■ What is being asked
Set down every entry word for word. Omit the pictures.

■ Records for processing
[start]

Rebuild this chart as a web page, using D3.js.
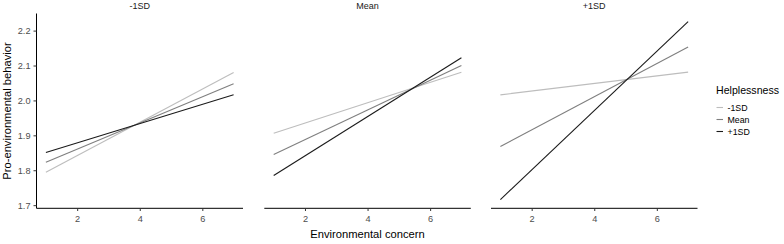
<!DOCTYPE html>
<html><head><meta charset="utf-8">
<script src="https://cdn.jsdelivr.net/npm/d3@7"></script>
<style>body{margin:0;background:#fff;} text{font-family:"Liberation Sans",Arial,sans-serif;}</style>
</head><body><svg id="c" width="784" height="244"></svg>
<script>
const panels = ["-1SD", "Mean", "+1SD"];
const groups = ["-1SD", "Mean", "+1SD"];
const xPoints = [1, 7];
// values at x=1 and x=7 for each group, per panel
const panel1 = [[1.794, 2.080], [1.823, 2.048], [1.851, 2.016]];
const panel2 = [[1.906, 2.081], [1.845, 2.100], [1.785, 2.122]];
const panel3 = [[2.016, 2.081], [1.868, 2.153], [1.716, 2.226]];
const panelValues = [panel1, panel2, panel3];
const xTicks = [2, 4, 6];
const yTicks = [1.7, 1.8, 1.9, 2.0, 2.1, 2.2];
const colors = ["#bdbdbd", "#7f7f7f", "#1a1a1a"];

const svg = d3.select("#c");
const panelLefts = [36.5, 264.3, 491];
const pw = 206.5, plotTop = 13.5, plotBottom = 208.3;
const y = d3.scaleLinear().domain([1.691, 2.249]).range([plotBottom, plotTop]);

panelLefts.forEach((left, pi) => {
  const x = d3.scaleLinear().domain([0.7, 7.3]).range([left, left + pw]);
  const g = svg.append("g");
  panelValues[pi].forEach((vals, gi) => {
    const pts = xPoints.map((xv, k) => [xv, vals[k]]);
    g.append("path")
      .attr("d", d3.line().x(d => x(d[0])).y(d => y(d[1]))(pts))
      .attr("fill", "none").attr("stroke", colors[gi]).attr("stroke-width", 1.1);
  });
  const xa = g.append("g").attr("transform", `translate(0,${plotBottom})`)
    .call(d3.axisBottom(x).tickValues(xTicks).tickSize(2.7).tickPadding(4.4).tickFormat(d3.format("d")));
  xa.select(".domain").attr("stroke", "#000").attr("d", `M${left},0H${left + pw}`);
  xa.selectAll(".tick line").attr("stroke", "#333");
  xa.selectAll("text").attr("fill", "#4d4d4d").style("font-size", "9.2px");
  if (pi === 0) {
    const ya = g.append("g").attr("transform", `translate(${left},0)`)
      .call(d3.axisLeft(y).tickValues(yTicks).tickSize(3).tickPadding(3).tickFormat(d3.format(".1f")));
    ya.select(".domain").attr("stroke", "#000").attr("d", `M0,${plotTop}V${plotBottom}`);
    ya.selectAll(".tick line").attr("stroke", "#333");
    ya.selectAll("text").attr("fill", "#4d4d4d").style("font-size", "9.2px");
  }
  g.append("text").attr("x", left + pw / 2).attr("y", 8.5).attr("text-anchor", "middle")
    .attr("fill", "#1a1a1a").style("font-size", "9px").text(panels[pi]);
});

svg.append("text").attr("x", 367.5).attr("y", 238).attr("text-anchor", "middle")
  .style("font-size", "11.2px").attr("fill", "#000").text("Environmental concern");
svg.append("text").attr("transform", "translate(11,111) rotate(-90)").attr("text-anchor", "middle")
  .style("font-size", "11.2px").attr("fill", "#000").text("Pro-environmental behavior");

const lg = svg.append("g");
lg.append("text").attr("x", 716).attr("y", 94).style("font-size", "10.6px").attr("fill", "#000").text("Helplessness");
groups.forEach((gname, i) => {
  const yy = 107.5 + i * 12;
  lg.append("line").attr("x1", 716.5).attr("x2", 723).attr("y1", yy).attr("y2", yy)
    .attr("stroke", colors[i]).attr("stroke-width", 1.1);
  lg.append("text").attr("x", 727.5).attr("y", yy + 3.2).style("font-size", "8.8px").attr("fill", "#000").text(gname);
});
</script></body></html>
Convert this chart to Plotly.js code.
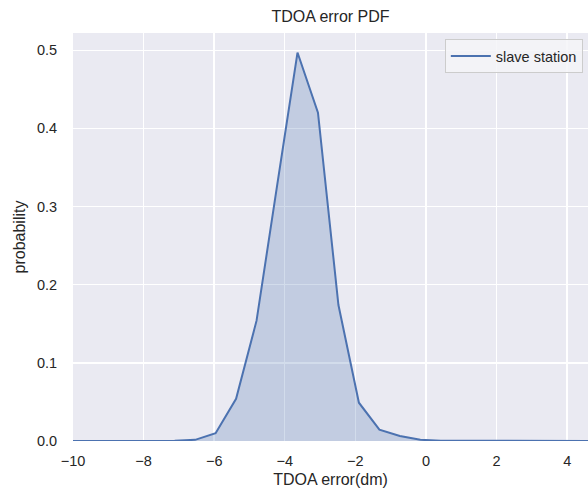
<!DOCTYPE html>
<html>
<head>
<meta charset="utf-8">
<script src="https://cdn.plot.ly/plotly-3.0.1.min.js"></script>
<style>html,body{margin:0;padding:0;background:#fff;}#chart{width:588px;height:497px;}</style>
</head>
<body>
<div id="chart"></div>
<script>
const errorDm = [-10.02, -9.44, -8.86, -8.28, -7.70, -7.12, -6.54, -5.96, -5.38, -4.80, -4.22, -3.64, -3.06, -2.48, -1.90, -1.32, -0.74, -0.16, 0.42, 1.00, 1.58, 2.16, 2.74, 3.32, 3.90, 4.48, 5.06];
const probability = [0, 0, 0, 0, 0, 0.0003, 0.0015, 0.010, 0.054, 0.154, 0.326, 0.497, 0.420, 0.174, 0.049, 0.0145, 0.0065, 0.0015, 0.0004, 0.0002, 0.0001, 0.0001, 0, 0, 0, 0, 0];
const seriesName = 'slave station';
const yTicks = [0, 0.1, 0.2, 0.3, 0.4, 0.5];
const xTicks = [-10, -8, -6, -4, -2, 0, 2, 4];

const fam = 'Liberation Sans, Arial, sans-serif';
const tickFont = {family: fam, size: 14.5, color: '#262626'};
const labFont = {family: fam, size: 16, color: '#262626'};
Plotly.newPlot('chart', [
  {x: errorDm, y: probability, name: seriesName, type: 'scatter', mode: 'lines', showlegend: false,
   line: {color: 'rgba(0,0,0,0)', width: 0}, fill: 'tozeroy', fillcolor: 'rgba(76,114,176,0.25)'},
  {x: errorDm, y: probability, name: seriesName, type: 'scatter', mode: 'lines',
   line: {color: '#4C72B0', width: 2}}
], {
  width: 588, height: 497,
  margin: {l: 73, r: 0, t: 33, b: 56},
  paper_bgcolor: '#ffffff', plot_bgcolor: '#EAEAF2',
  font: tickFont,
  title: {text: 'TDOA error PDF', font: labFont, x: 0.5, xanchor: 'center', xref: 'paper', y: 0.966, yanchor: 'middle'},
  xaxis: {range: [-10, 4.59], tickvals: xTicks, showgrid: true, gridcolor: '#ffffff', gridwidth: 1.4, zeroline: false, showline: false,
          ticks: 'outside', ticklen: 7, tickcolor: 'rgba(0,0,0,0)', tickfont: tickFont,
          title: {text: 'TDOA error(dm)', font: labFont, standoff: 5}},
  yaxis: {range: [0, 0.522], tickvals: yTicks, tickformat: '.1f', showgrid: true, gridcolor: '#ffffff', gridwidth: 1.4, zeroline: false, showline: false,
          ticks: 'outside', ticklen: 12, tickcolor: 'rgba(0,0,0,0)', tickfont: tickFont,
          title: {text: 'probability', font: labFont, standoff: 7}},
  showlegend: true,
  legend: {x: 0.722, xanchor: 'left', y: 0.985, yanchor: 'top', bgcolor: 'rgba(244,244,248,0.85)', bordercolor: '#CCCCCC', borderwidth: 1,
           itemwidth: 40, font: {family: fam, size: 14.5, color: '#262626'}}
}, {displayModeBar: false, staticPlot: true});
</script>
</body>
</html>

[end]

■ Result
Rebuild this chart as a web page, using D3.js.
<!DOCTYPE html>
<html><head><meta charset="utf-8">
<script src="https://cdn.jsdelivr.net/npm/d3@7"></script>
<style>body{margin:0;background:#fff;} text{font-family:"Liberation Sans",Arial,sans-serif;}</style>
</head><body><svg id="c" width="784" height="244"></svg>
<script>
const panels = ["-1SD", "Mean", "+1SD"];
const groups = ["-1SD", "Mean", "+1SD"];
const xPoints = [1, 7];
// values at x=1 and x=7 for each group, per panel
const panel1 = [[1.794, 2.080], [1.823, 2.048], [1.851, 2.016]];
const panel2 = [[1.906, 2.081], [1.845, 2.100], [1.785, 2.122]];
const panel3 = [[2.016, 2.081], [1.868, 2.153], [1.716, 2.226]];
const panelValues = [panel1, panel2, panel3];
const xTicks = [2, 4, 6];
const yTicks = [1.7, 1.8, 1.9, 2.0, 2.1, 2.2];
const colors = ["#bdbdbd", "#7f7f7f", "#1a1a1a"];

const svg = d3.select("#c");
const panelLefts = [36.5, 264.3, 491];
const pw = 206.5, plotTop = 13.5, plotBottom = 208.3;
const y = d3.scaleLinear().domain([1.691, 2.249]).range([plotBottom, plotTop]);

panelLefts.forEach((left, pi) => {
  const x = d3.scaleLinear().domain([0.7, 7.3]).range([left, left + pw]);
  const g = svg.append("g");
  panelValues[pi].forEach((vals, gi) => {
    const pts = xPoints.map((xv, k) => [xv, vals[k]]);
    g.append("path")
      .attr("d", d3.line().x(d => x(d[0])).y(d => y(d[1]))(pts))
      .attr("fill", "none").attr("stroke", colors[gi]).attr("stroke-width", 1.1);
  });
  const xa = g.append("g").attr("transform", `translate(0,${plotBottom})`)
    .call(d3.axisBottom(x).tickValues(xTicks).tickSize(2.7).tickPadding(4.4).tickFormat(d3.format("d")));
  xa.select(".domain").attr("stroke", "#000").attr("d", `M${left},0H${left + pw}`);
  xa.selectAll(".tick line").attr("stroke", "#333");
  xa.selectAll("text").attr("fill", "#4d4d4d").style("font-size", "9.2px");
  if (pi === 0) {
    const ya = g.append("g").attr("transform", `translate(${left},0)`)
      .call(d3.axisLeft(y).tickValues(yTicks).tickSize(3).tickPadding(3).tickFormat(d3.format(".1f")));
    ya.select(".domain").attr("stroke", "#000").attr("d", `M0,${plotTop}V${plotBottom}`);
    ya.selectAll(".tick line").attr("stroke", "#333");
    ya.selectAll("text").attr("fill", "#4d4d4d").style("font-size", "9.2px");
  }
  g.append("text").attr("x", left + pw / 2).attr("y", 8.5).attr("text-anchor", "middle")
    .attr("fill", "#1a1a1a").style("font-size", "9px").text(panels[pi]);
});

svg.append("text").attr("x", 367.5).attr("y", 238).attr("text-anchor", "middle")
  .style("font-size", "11.2px").attr("fill", "#000").text("Environmental concern");
svg.append("text").attr("transform", "translate(11,111) rotate(-90)").attr("text-anchor", "middle")
  .style("font-size", "11.2px").attr("fill", "#000").text("Pro-environmental behavior");

const lg = svg.append("g");
lg.append("text").attr("x", 716).attr("y", 94).style("font-size", "10.6px").attr("fill", "#000").text("Helplessness");
groups.forEach((gname, i) => {
  const yy = 107.5 + i * 12;
  lg.append("line").attr("x1", 716.5).attr("x2", 723).attr("y1", yy).attr("y2", yy)
    .attr("stroke", colors[i]).attr("stroke-width", 1.1);
  lg.append("text").attr("x", 727.5).attr("y", yy + 3.2).style("font-size", "8.8px").attr("fill", "#000").text(gname);
});
</script></body></html>
Convert this chart to Plotly.js code.
<!DOCTYPE html>
<html>
<head>
<meta charset="utf-8">
<script src="https://cdn.plot.ly/plotly-3.0.1.min.js"></script>
<style>html,body{margin:0;padding:0;background:#fff;}#chart{width:588px;height:497px;}</style>
</head>
<body>
<div id="chart"></div>
<script>
const errorDm = [-10.02, -9.44, -8.86, -8.28, -7.70, -7.12, -6.54, -5.96, -5.38, -4.80, -4.22, -3.64, -3.06, -2.48, -1.90, -1.32, -0.74, -0.16, 0.42, 1.00, 1.58, 2.16, 2.74, 3.32, 3.90, 4.48, 5.06];
const probability = [0, 0, 0, 0, 0, 0.0003, 0.0015, 0.010, 0.054, 0.154, 0.326, 0.497, 0.420, 0.174, 0.049, 0.0145, 0.0065, 0.0015, 0.0004, 0.0002, 0.0001, 0.0001, 0, 0, 0, 0, 0];
const seriesName = 'slave station';
const yTicks = [0, 0.1, 0.2, 0.3, 0.4, 0.5];
const xTicks = [-10, -8, -6, -4, -2, 0, 2, 4];

const fam = 'Liberation Sans, Arial, sans-serif';
const tickFont = {family: fam, size: 14.5, color: '#262626'};
const labFont = {family: fam, size: 16, color: '#262626'};
Plotly.newPlot('chart', [
  {x: errorDm, y: probability, name: seriesName, type: 'scatter', mode: 'lines', showlegend: false,
   line: {color: 'rgba(0,0,0,0)', width: 0}, fill: 'tozeroy', fillcolor: 'rgba(76,114,176,0.25)'},
  {x: errorDm, y: probability, name: seriesName, type: 'scatter', mode: 'lines',
   line: {color: '#4C72B0', width: 2}}
], {
  width: 588, height: 497,
  margin: {l: 73, r: 0, t: 33, b: 56},
  paper_bgcolor: '#ffffff', plot_bgcolor: '#EAEAF2',
  font: tickFont,
  title: {text: 'TDOA error PDF', font: labFont, x: 0.5, xanchor: 'center', xref: 'paper', y: 0.966, yanchor: 'middle'},
  xaxis: {range: [-10, 4.59], tickvals: xTicks, showgrid: true, gridcolor: '#ffffff', gridwidth: 1.4, zeroline: false, showline: false,
          ticks: 'outside', ticklen: 7, tickcolor: 'rgba(0,0,0,0)', tickfont: tickFont,
          title: {text: 'TDOA error(dm)', font: labFont, standoff: 5}},
  yaxis: {range: [0, 0.522], tickvals: yTicks, tickformat: '.1f', showgrid: true, gridcolor: '#ffffff', gridwidth: 1.4, zeroline: false, showline: false,
          ticks: 'outside', ticklen: 12, tickcolor: 'rgba(0,0,0,0)', tickfont: tickFont,
          title: {text: 'probability', font: labFont, standoff: 7}},
  showlegend: true,
  legend: {x: 0.722, xanchor: 'left', y: 0.985, yanchor: 'top', bgcolor: 'rgba(244,244,248,0.85)', bordercolor: '#CCCCCC', borderwidth: 1,
           itemwidth: 40, font: {family: fam, size: 14.5, color: '#262626'}}
}, {displayModeBar: false, staticPlot: true});
</script>
</body>
</html>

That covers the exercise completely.